Handling time: The main time limits imposed on filings are:
(i) Record filing for an FIE’s establishment must be processed before the establishment (i.e., after the pre-review of the enterprise name but before issuance of the business licence) or within 30 days after issuance of the business licence; and
(ii) Any change of the information required to be filed for record must be filed within 30 days of the FIE’s highest authority deciding or resolving the change.
- Procedures: Filings will be submitted online through the Comprehensive Management Information System for Foreign Investment. The local branch of MOFCOM, or the relevant local authority, has three days to process the filing.

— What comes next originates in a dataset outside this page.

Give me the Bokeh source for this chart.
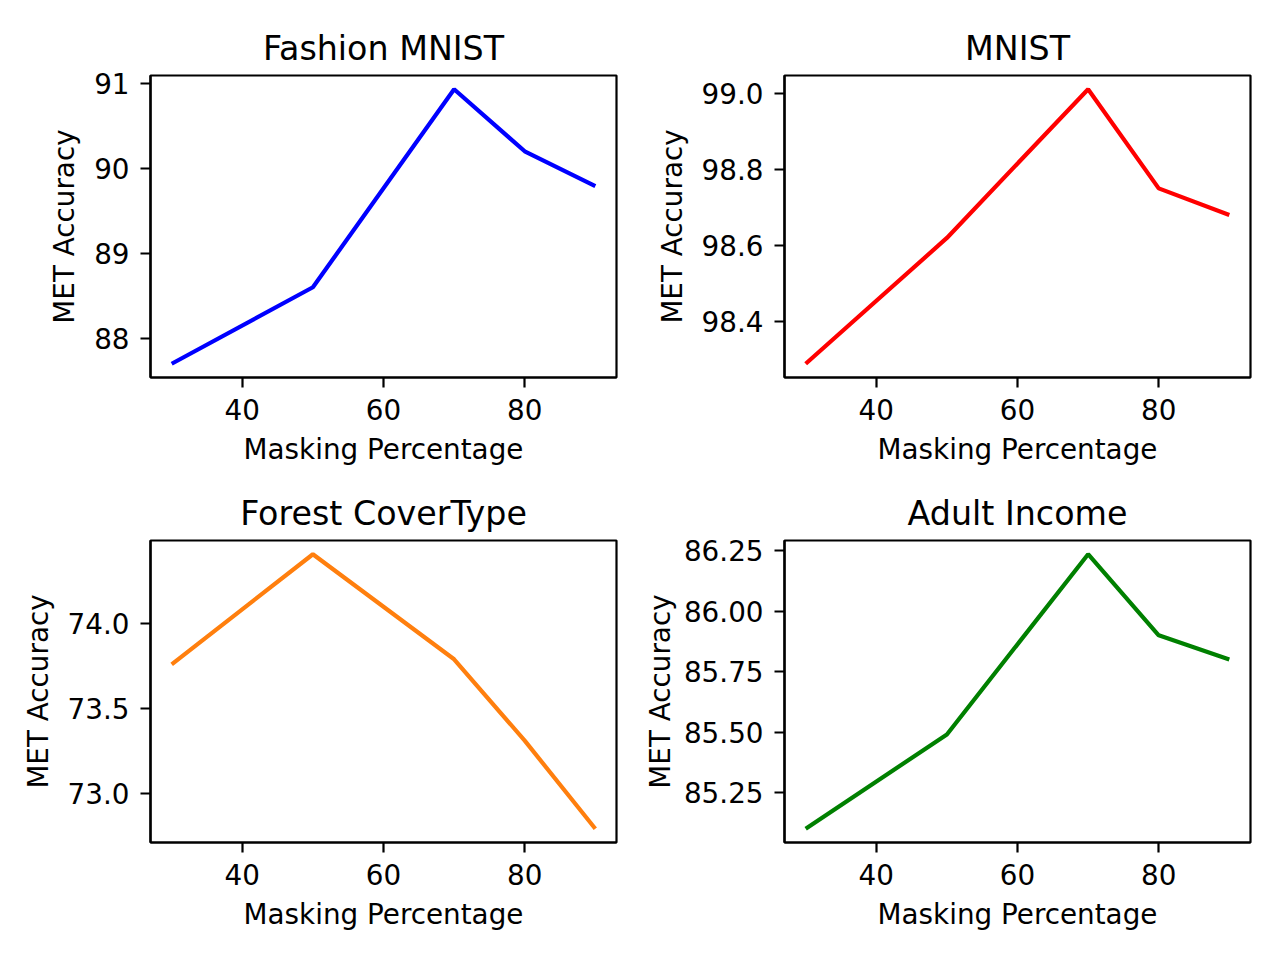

- Supervision: The local branch of MOFCOM, or the relevant local authority, may inspect filings. In selecting which FIEs to inspect, they may rely on whistle-blowers, suggestions and reports from other departments or judicial authorities, or their own initiative.
The local branch of MOFCOM, or the relevant local authority, may cooperate closely, and share information, with other relevant administrative departments such as those for public security, state-owned assets, customs, taxation, industry and commerce, securities, and foreign exchange.

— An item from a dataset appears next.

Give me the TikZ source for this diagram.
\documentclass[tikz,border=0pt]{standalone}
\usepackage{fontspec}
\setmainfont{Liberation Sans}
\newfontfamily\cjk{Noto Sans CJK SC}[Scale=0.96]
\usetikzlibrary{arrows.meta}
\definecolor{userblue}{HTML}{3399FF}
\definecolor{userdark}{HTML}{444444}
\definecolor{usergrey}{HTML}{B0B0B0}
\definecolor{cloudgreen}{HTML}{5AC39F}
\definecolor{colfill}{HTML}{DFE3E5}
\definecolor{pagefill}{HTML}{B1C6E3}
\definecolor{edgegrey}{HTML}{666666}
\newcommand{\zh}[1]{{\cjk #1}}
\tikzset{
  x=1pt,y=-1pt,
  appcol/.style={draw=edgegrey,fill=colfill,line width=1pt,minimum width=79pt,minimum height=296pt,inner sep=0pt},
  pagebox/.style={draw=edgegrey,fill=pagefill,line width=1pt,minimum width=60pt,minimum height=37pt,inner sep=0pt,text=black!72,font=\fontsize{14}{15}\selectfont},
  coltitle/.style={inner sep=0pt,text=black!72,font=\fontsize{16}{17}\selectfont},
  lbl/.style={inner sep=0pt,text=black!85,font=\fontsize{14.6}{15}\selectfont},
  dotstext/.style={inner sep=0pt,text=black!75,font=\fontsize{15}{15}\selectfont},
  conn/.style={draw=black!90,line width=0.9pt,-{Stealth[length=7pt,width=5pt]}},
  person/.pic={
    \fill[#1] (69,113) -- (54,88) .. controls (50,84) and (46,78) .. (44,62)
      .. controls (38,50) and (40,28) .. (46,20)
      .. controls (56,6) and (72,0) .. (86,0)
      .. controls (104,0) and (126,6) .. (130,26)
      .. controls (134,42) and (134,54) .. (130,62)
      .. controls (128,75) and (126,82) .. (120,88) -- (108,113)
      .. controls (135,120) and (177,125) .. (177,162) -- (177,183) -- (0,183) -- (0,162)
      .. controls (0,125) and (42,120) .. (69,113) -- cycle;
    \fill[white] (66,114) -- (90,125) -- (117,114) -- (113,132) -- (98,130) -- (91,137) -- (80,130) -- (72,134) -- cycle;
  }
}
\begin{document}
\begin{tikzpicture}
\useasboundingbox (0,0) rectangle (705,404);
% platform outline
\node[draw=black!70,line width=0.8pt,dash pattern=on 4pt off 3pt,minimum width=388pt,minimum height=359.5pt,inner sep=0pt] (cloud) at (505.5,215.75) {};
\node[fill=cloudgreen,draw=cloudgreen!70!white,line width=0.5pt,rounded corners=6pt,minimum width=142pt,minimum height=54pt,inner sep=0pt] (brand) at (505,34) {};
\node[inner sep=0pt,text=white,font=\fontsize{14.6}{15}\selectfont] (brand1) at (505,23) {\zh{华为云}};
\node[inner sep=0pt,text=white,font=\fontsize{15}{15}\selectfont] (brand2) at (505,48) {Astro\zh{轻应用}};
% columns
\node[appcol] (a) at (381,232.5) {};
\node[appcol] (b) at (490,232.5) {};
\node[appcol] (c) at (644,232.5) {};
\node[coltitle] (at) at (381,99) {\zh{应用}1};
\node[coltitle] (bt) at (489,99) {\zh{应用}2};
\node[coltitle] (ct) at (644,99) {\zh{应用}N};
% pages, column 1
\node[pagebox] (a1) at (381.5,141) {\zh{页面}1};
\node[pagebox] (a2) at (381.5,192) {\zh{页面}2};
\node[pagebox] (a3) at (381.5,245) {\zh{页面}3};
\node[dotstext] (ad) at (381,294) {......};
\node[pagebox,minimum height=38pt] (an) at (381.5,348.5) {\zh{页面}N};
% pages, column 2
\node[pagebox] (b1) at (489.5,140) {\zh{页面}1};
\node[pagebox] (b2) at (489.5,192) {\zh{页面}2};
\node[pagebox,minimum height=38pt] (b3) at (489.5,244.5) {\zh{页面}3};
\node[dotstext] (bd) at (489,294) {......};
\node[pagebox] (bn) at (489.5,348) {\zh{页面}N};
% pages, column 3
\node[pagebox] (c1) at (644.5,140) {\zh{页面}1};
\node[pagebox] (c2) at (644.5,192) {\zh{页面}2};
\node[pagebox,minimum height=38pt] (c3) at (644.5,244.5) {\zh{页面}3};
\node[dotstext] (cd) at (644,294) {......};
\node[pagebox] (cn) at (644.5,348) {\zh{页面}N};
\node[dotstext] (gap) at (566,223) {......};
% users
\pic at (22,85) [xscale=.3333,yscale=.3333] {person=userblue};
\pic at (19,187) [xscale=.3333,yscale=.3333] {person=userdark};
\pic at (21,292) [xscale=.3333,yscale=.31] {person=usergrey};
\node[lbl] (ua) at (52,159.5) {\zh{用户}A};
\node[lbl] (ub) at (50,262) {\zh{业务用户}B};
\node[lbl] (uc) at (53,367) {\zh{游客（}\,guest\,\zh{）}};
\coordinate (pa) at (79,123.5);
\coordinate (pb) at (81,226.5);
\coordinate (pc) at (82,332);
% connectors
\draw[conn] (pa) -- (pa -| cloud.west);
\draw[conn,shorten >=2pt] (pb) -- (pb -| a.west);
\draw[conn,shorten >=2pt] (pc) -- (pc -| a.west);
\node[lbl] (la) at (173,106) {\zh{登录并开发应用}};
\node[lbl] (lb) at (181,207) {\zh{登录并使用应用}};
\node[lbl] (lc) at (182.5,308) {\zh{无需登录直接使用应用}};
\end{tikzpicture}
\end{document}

- Legal liabilities: The Draft specifies legal liabilities for FIEs (or their investors) that violate the record-filing obligations, operate a business in the negative list, or do not cooperate with supervision and inspection. In addition, the credit information of FIEs (or their investors) will be recorded into MOFCOM's Foreign Investment Credit File System, and disclosed publicly.
Looking forward
The amended FIE laws and the Draft expand nation-wide the negative list approach that has been under trial in China’s foreign trade zones. However, while promising national treatment, FIEs and their foreign investors will remain subject to record-filing with, and supervision by, MOFCOM.
Future developments to watch out for include:
- Nation-wide negative list: The negative list approach for foreign investment will be rolled out nation-wide from 1 October 2016. We can expect the detailed negative list to be available soon. The new negative list is likely to reflect the negative list currently applicable in China's free trade zones. However, in order to maintain the attractiveness of the free trade zones, the nation-wide negative list may not be as comprehensive as the current free trade zone negative list. Alternatively, new negative lists for the free trade zones may also be issued.
- M&A clarification: MOFCOM has previously issued regulations on the merger and acquisition of PRC domestic companies by foreign investors, and the conversion of FIEs into a PRC domestic companies. The Draft, however, is silent on how it will apply to such transactions. We anticipate clarification from MOFCOM shortly.
- Implementation: The Draft was circulated by MOFCOM only. Accordingly, it remains to be seen how other governmental authorities involved in FIE establishment and change (such as the AIC and the State Administration of Foreign Exchange) will change their practice once the Draft takes effect.
- Foreign investment law: In early 2015, China issued a draft Foreign Investment Law with a view to consolidating and streamlining the current fragmented regulatory framework on foreign investment. Because of its significance, and China’s legislative procedures, it might not pass as a law any time soon. The Decision and the Draft, however, can be seen as transitory measures on foreign investment while China continues its agenda with the Foreign Investment Law. The Foreign Investment Law, if and when promulgated, should reflect the changes introduced by the Decision and the Draft.